The group was said to have effectively “captured” the other opposition parties and might continue to instigate them to always stand in opposition against PDP.
The path to PDP’s current disunity started at the party’s presidential primary last May, when one of the presidential aspirants and former governor of Sokoto State, Aminu Tambuwal, stepped down for Atiku Abubakar, a development believed to have altered the equation and swung things in Atiku’s favour.
Wike, also a presidential aspirant, did not take kindly to Tambuwal’s decision, especially the following day, when the suspended National Chairman of the party, Iyorchia Ayu, thanked Tambuwal and described him as the “hero of the convention.”
These series of events soon led to a rebellion orchestrated by Wike and his friends. They insisted that for the balancing of power, Ayu must resign from his position and pave way for a southerner to become PDP’s national chairman, since a northerner, in the person of Atiku, had emerged presidential candidate of the party.
Wike and the others contended that the condition was what they all agreed to when Ayu was nominated as the party’s chairman. They insisted that Ayu’s refusal to go after Atiku emerged was a breach of understanding and trust that could not be overlooked.
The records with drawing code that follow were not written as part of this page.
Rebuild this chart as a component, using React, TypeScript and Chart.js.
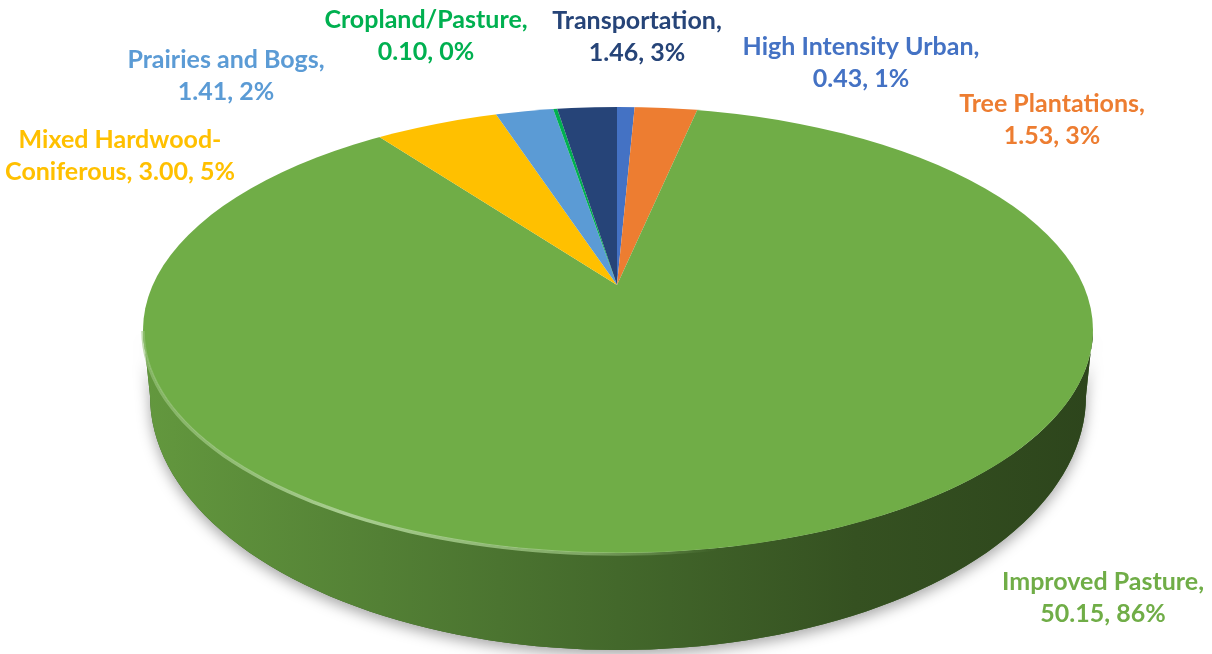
import { useEffect, useRef } from "react";
import { Chart, registerables } from "chart.js";

Chart.register(...registerables);

// ---- data ----
const CATEGORIES = [
  "High Intensity Urban",
  "Tree Plantations",
  "Improved Pasture",
  "Mixed Hardwood-Coniferous",
  "Prairies and Bogs",
  "Cropland/Pasture",
  "Transportation",
];
const VALUES = [0.43, 1.53, 50.15, 3.0, 1.41, 0.1, 1.46];
const COLORS = ["#4472C4", "#ED7D31", "#70AD47", "#FFC000", "#5B9BD5", "#00B050", "#264478"];

// ---- layout (not data) ----
const W = 1212;
const H = 654;
const TOP = { cx: 618, cy: 330, rx: 475, ry: 223 };
const APEX = { x: 617, y: 285 };
const OVERSIZE = 1.45;
const DEPTH_FRONT = 97;
const DEPTH_SIDE = 66;
const LABEL_FONT = "bold 25px Lato";
const LINE_GAP = 32;
// first-line baseline anchors (centre x, baseline y), same order as CATEGORIES
const LABEL_ANCHORS: [number, number][] = [
  [861, 55],
  [1052, 112],
  [1103, 590],
  [120, 148],
  [226, 68],
  [426, 28],
  [637, 29],
];

const TOTAL = VALUES.reduce((a, b) => a + b, 0);

function rgb(hex: string) {
  const n = parseInt(hex.slice(1), 16);
  return [(n >> 16) & 255, (n >> 8) & 255, n & 255];
}
function shade(hex: string, f: number) {
  const [r, g, b] = rgb(hex);
  return `rgb(${Math.round(r * f)},${Math.round(g * f)},${Math.round(b * f)})`;
}
function lighten(hex: string, f: number, a = 1) {
  const [r, g, b] = rgb(hex);
  return `rgba(${Math.round(r + (255 - r) * f)},${Math.round(g + (255 - g) * f)},${Math.round(
    b + (255 - b) * f
  )},${a})`;
}

function labelLines(i: number): string[] {
  const name = CATEGORIES[i];
  const pct = Math.round((VALUES[i] / TOTAL) * 100);
  const tail = `${VALUES[i].toFixed(2)}, ${pct}%`;
  const h = name.indexOf("-");
  if (h >= 0) return [name.slice(0, h + 1), `${name.slice(h + 1)}, ${tail}`];
  return [`${name},`, tail];
}

// ellipse parameter where a slice edge (chart angle) meets the rim
function rayParam(angle: number) {
  const qx = Math.cos(angle);
  const qy = Math.sin(angle);
  const px = (APEX.x - TOP.cx) / TOP.rx;
  const py = (APEX.y - TOP.cy) / TOP.ry;
  const a = qx * qx + qy * qy;
  const b = 2 * (px * qx + py * qy);
  const c = px * px + py * py - 1;
  const t = (-b + Math.sqrt(b * b - 4 * a * c)) / (2 * a);
  return Math.atan2(py + t * qy, px + t * qx);
}

const topPt = (p: number) => [TOP.cx + TOP.rx * Math.cos(p), TOP.cy + TOP.ry * Math.sin(p)];
const botPt = (p: number) => {
  const s = Math.max(0, Math.sin(p));
  const d = DEPTH_SIDE + (DEPTH_FRONT - DEPTH_SIDE) * s;
  return [TOP.cx + (TOP.rx - 7) * Math.cos(p), TOP.cy + TOP.ry * Math.sin(p) + d];
};

function wallPath(ctx: CanvasRenderingContext2D, p0: number, p1: number) {
  const N = 90;
  ctx.beginPath();
  for (let i = 0; i <= N; i++) {
    const [x, y] = topPt(p0 + ((p1 - p0) * i) / N);
    if (i === 0) ctx.moveTo(x, y);
    else ctx.lineTo(x, y);
  }
  for (let i = N; i >= 0; i--) {
    const [x, y] = botPt(p0 + ((p1 - p0) * i) / N);
    ctx.lineTo(x, y);
  }
  ctx.closePath();
}

function visibleIntervals(a0: number, a1: number): [number, number][] {
  let p0 = rayParam(a0);
  let p1 = rayParam(a1);
  let diff = p1 - p0;
  while (diff < 0) diff += Math.PI * 2;
  if (a1 - a0 >= Math.PI * 2 - 1e-9) diff = Math.PI * 2;
  p1 = p0 + diff;
  const out: [number, number][] = [];
  for (let k = -1; k <= 1; k++) {
    const lo = Math.max(p0, k * 2 * Math.PI);
    const hi = Math.min(p1, k * 2 * Math.PI + Math.PI);
    if (hi > lo) out.push([lo, hi]);
  }
  return out;
}

const pie3d = {
  id: "pie3d",
  beforeDatasetsDraw(chart: any) {
    const ctx: CanvasRenderingContext2D = chart.ctx;
    const meta = chart.getDatasetMeta(0);
    const arcs = meta.data;
    if (!arcs.length) return;

    // soft shadow under the body
    ctx.save();
    ctx.shadowColor = "rgba(0,0,0,0.35)";
    ctx.shadowBlur = 14;
    ctx.shadowOffsetY = 5;
    ctx.fillStyle = "#3a5f26";
    wallPath(ctx, 0, Math.PI);
    ctx.fill();
    ctx.restore();

    // side walls
    arcs.forEach((arc: any, i: number) => {
      const col = COLORS[i];
      visibleIntervals(arc.startAngle, arc.endAngle).forEach(([p0, p1]) => {
        const g = ctx.createLinearGradient(TOP.cx - TOP.rx, 0, TOP.cx + TOP.rx, 0);
        g.addColorStop(0, shade(col, 0.88));
        g.addColorStop(0.25, shade(col, 0.74));
        g.addColorStop(0.5, shade(col, 0.6));
        g.addColorStop(0.75, shade(col, 0.47));
        g.addColorStop(1, shade(col, 0.4));
        ctx.save();
        ctx.fillStyle = g;
        wallPath(ctx, p0, p1);
        ctx.fill();
        ctx.restore();
      });
    });

    // top face: clip to rim, map the pie circle onto the perspective ellipse
    const a0 = arcs[0];
    const r = a0.outerRadius;
    ctx.save();
    ctx.beginPath();
    ctx.ellipse(TOP.cx, TOP.cy, TOP.rx, TOP.ry, 0, 0, Math.PI * 2);
    ctx.clip();
    ctx.translate(APEX.x, APEX.y);
    ctx.scale((TOP.rx * OVERSIZE) / r, (TOP.ry * OVERSIZE) / r);
    ctx.translate(-a0.x, -a0.y);
  },
  afterDatasetsDraw(chart: any) {
    const ctx: CanvasRenderingContext2D = chart.ctx;
    ctx.restore();
    const arcs = chart.getDatasetMeta(0).data;
    // bevel highlight along the front rim
    arcs.forEach((arc: any, i: number) => {
      const col = COLORS[i];
      visibleIntervals(arc.startAngle, arc.endAngle).forEach(([p0, p1]) => {
        const g = ctx.createLinearGradient(TOP.cx - TOP.rx, 0, TOP.cx + 100, 0);
        g.addColorStop(0, lighten(col, 0.3, 0.6));
        g.addColorStop(0.35, lighten(col, 0.4, 1));
        g.addColorStop(0.75, lighten(col, 0.35, 0.65));
        g.addColorStop(1, lighten(col, 0.3, 0));
        ctx.save();
        ctx.strokeStyle = g;
        ctx.lineWidth = 3.5;
        ctx.filter = "blur(0.7px)";
        ctx.beginPath();
        const N = 90;
        for (let k = 0; k <= N; k++) {
          const [x, y] = topPt(p0 + ((p1 - p0) * k) / N);
          if (k === 0) ctx.moveTo(x, y + 1);
          else ctx.lineTo(x, y + 1);
        }
        ctx.stroke();
        ctx.restore();
      });
    });
  },
  afterDraw(chart: any) {
    const ctx: CanvasRenderingContext2D = chart.ctx;
    ctx.save();
    ctx.font = LABEL_FONT;
    ctx.textAlign = "center";
    ctx.textBaseline = "alphabetic";
    CATEGORIES.forEach((_, i) => {
      const [x, y] = LABEL_ANCHORS[i];
      ctx.fillStyle = COLORS[i];
      labelLines(i).forEach((t, k) => ctx.fillText(t, x, y + k * LINE_GAP));
    });
    ctx.restore();
  },
};

export default function App() {
  const ref = useRef<HTMLCanvasElement>(null);
  useEffect(() => {
    const chart = new Chart(ref.current as HTMLCanvasElement, {
      type: "pie",
      data: {
        labels: CATEGORIES,
        datasets: [
          {
            data: VALUES,
            backgroundColor: COLORS,
            borderWidth: 0,
          },
        ],
      },
      options: {
        responsive: false,
        animation: false,
        events: [],
        layout: { padding: 0 },
        plugins: {
          legend: { display: false },
          tooltip: { enabled: false },
        },
      },
      plugins: [pie3d],
    });
    return () => chart.destroy();
  }, []);
  return (
    <div style={{ position: "absolute", left: 0, top: 0, width: W, height: H, background: "#fff" }}>
      <canvas ref={ref} width={W} height={H} style={{ width: W, height: H, display: "block" }} />
    </div>
  );
}
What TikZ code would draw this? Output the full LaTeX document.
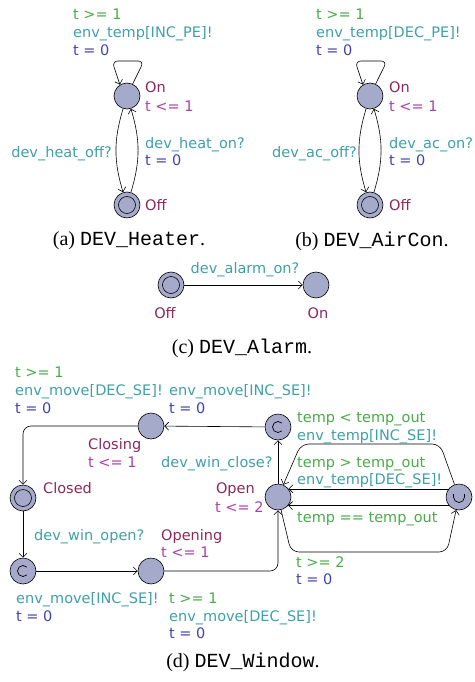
\documentclass[tikz,border=0pt]{standalone}
\usepackage{fontspec}
\setmainfont{Liberation Serif}
\setmonofont{Liberation Mono}
\newfontfamily\upfont{DejaVu Sans}
\usetikzlibrary{arrows.meta}
\definecolor{locfill}{RGB}{165,170,203}
\definecolor{cguard}{RGB}{72,172,72}
\definecolor{csync}{RGB}{62,160,168}
\definecolor{cupd}{RGB}{66,66,178}
\definecolor{cname}{RGB}{140,40,92}
\definecolor{cinv}{RGB}{172,62,172}
\newcommand{\lf}{\upfont\fontsize{14.5}{17}\selectfont}
\newcommand{\capf}{\fontsize{20}{23}\selectfont}
\tikzset{
  loc/.style={circle, draw, fill=locfill, minimum size=26pt, inner sep=0pt, line width=0.6pt},
  initloc/.style={loc, path picture={\draw[line width=0.6pt] (path picture bounding box.center) circle (8.5pt);}},
  comloc/.style={loc, path picture={\draw[line width=0.7pt] (path picture bounding box.center) ++(45:5.5pt) arc[start angle=45,end angle=315,radius=5.5pt];}},
  urgloc/.style={loc, path picture={\draw[line width=0.7pt] (path picture bounding box.center) ++(5.5,-3) -- ++(0,3) arc[start angle=0,end angle=-180,radius=5.5pt] -- ++(0,-3);}},
  edg/.style={draw, line width=0.6pt, -{Straight Barb[length=4pt,width=8pt,line width=0.6pt]}},
  lb/.style={anchor=base west, inner sep=0pt, font=\lf},
  lbe/.style={anchor=base east, inner sep=0pt, font=\lf},
  lbc/.style={anchor=base, inner sep=0pt, font=\lf},
  gd/.style={text=cguard},
  sy/.style={text=csync},
  up/.style={text=cupd},
  nm/.style={text=cname},
  iv/.style={text=cinv},
  capt/.style={anchor=center, inner sep=0pt, font=\capf},
}
\begin{document}
\begin{tikzpicture}[x=1pt,y=-1pt]
\useasboundingbox (0,0) rectangle (474,682);

% ---------- (a) Heater ----------
\node[loc] (hon) at (127,96) {};
\node[initloc] (hoff) at (127,205) {};
\path[edg, rounded corners=6pt] (hon.65) -- (144,61) -- (112,61) -- (hon.122);
\path[edg] (hon) to[bend right=17] (hoff);
\path[edg] (hoff) to[bend right=17] (hon);
\node[lb,gd] (hg) at (73,20) {t >= 1};
\node[lb,sy] (hs) at (73,38) {env\_temp[INC\_PE]!};
\node[lb,up] (hu) at (73,56) {t = 0};
\node[lb,nm] (honn) at (145,93) {On};
\node[lb,iv] (honi) at (145,111) {t <= 1};
\node[lb,nm] (hoffn) at (145,210) {Off};
\node[lbe,sy] (hoffs) at (112,157) {dev\_heat\_off?};
\node[lb,sy] (hons) at (145,148) {dev\_heat\_on?};
\node[lb,up] (honu) at (145,165) {t = 0};
\node[capt] (capa) at (129,241) {(a) \texttt{DEV\_Heater}.};

% ---------- (b) AirCon ----------
\node[loc] (aon) at (370,96) {};
\node[initloc] (aoff) at (370,205) {};
\path[edg, rounded corners=6pt] (aon.65) -- (387,61) -- (355,61) -- (aon.122);
\path[edg] (aon) to[bend right=17] (aoff);
\path[edg] (aoff) to[bend right=17] (aon);
\node[lb,gd] (ag) at (316,20) {t >= 1};
\node[lb,sy] (as) at (316,38) {env\_temp[DEC\_PE]!};
\node[lb,up] (au) at (316,56) {t = 0};
\node[lb,nm] (aonn) at (389,93) {On};
\node[lb,iv] (aoni) at (389,111) {t <= 1};
\node[lb,nm] (aoffn) at (389,210) {Off};
\node[lbe,sy] (aoffs) at (357,157) {dev\_ac\_off?};
\node[lb,sy] (aons) at (389,148) {dev\_ac\_on?};
\node[lb,up] (aonu) at (389,165) {t = 0};
\node[capt] (capb) at (372,241) {(b) \texttt{DEV\_AirCon}.};

% ---------- (c) Alarm ----------
\node[initloc] (loff) at (171,285) {};
\node[loc] (lon) at (316,285) {};
\path[edg] (loff) -- (lon);
\node[lbc,sy] (ls) at (245,273) {dev\_alarm\_on?};
\node[lbc,nm] (loffn) at (165,318) {Off};
\node[lbc,nm] (lonn) at (318,318) {On};
\node[capt] (capc) at (242,348) {(c) \texttt{DEV\_Alarm}.};

% ---------- (d) Window ----------
\node[loc] (wcl) at (151,426) {};
\node[initloc] (wcd) at (23,498) {};
\node[comloc] (wc) at (278,427) {};
\node[loc] (wo) at (278,497) {};
\node[urgloc] (wu) at (459,497) {};
\node[comloc] (wc2) at (23,571) {};
\node[loc] (wop) at (151,571) {};

\path[edg] (wc) -- (wcl);
\path[edg, rounded corners=8pt] (wcl) -- (23,426) -- (wcd);
\path[edg] (wcd) -- (wc2);
\path[edg] (wc2) -- (wop);
\path[edg, rounded corners=8pt] (wop) -- (278,571) -- (wo);
\path[edg] (wo) -- (wc);
\path[edg, rounded corners=8pt] (wu) -- (440,444) -- (301,444) -- (wo);
\path[edg] (wu.142) -- (wo.38);
\path[edg] (wu.220) -- (wo.320);
\path[edg, rounded corners=8pt] (wo) -- (291,552) -- (447,552) -- (wu);

\node[lb,gd] (w1g) at (15,377) {t >= 1};
\node[lb,sy] (w1s) at (15,395) {env\_move[DEC\_SE]!};
\node[lb,up] (w1u) at (15,413) {t = 0};
\node[lb,sy] (w2s) at (169,395) {env\_move[INC\_SE]!};
\node[lb,up] (w2u) at (169,413) {t = 0};
\node[lb,nm] (wcln) at (88,449) {Closing};
\node[lb,iv] (wcli) at (88,467) {t <= 1};
\node[lb,sy] (wclose) at (161,467) {dev\_win\_close?};
\node[lb,nm] (wcdn) at (43,493) {Closed};
\node[lbe,nm] (won) at (255,493) {Open};
\node[lb,iv] (woi) at (215,512) {t <= 2};
\node[lb,gd] (t1g) at (297,422) {temp < temp\_out};
\node[lb,sy] (t1s) at (297,440) {env\_temp[INC\_SE]!};
\node[lb,gd] (t2g) at (297,467) {temp > temp\_out};
\node[lb,sy] (t2s) at (297,484) {env\_temp[DEC\_SE]!};
\node[lb,gd] (t3g) at (297,522) {temp == temp\_out};
\node[lb,gd] (t4g) at (296,567) {t >= 2};
\node[lb,up] (t4u) at (296,584) {t = 0};
\node[lb,sy] (wopen) at (34,540) {dev\_win\_open?};
\node[lb,nm] (wopn) at (161,540) {Opening};
\node[lb,iv] (wopi) at (161,557) {t <= 1};
\node[lb,sy] (w3s) at (16,603) {env\_move[INC\_SE]!};
\node[lb,up] (w3u) at (16,621) {t = 0};
\node[lb,gd] (w4g) at (169,603) {t >= 1};
\node[lb,sy] (w4s) at (169,621) {env\_move[DEC\_SE]!};
\node[lb,up] (w4u) at (169,638) {t = 0};
\node[capt] (capd) at (243,662) {(d) \texttt{DEV\_Window}.};
\end{tikzpicture}
\end{document}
But while the party did not object to the request and claim outright, it noted that it was only possible after the general election, a decision the G-5 rejected and since then waged war against the PDP leadership. Though the crisis cost some of the G-5 members their elections, they continued to fight.
Little wonder Wike and others moved against PDP two days ago at the National Assembly, when it became clear that Tambuwal, a man said to have stopped Wike’s presidential ambition by standing down for Atiku, was being tipped as the party and Atiku’s choice for Minority Leader.
Interestingly, the G-5, our correspondent gathered, had resolved to continue to stand in opposition to PDP and seize as many opportunities as they continue to avail themselves to give back to the party a dose of its own treatment.